Operations that create a spark or flame such as welding, cutting, and soldering are referred to as hot work. Special precautions are necessary to perform hot work safely.

Someone welding

When working in hot work situations, it’s important to follow the proper guidelines for the type of work you are doing.

General Steps for Cutting with Oxygen - Acetylene Torch:

  1. When attaching gauges to cylinders, be careful to not over-tighten them.
  2. The desired pressure for the acetylene gauge should never exceed 7-8 pounds unless a heating tip is used.
  3. The desired pressure for the oxygen gauge shouldn’t exceed 35-40 pounds up to a number 2 tip. Increase about 10 pounds per size number increase.
  4. Hoses on unites should be equipped with backflow prevention and flash back arrestors. Remove electrodes from the holders when not in use.
  5. Proper Personal Protective Equipment (PPE) is required. Always wear an approved welding helmet with the correct shade of lens for welding or cutting processes. Never use sunglasses to weld. The minimum shade of burning goggles should be #5 green shade. Other PPE can include leather welding gloves, sleeves, ribs, spats, and other protective leather.

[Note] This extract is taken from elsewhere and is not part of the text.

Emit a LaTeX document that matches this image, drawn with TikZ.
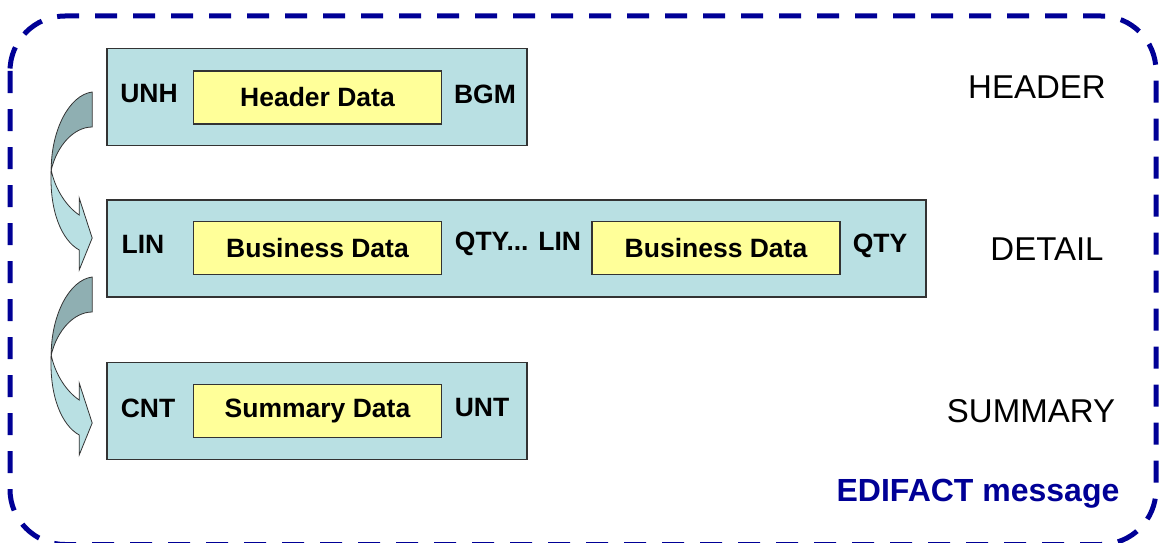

When it comes to fire hazards, cutting and welding fires are usually caused by one of three things:
Sparks and slag: can fall through cracks or openings in floors, carry through heat ducts and under doors, fall on combustible material, or on flammable liquids. Sparks can fly 35 feet horizontally.

Metal: being cut or welded can transmit heat by conduction or radiation and start a fire in adjacent or nearby combustibles.

Torch: the cutting torch accidentally coming close to, or in contact with, combustible material can be a ready source of ignition.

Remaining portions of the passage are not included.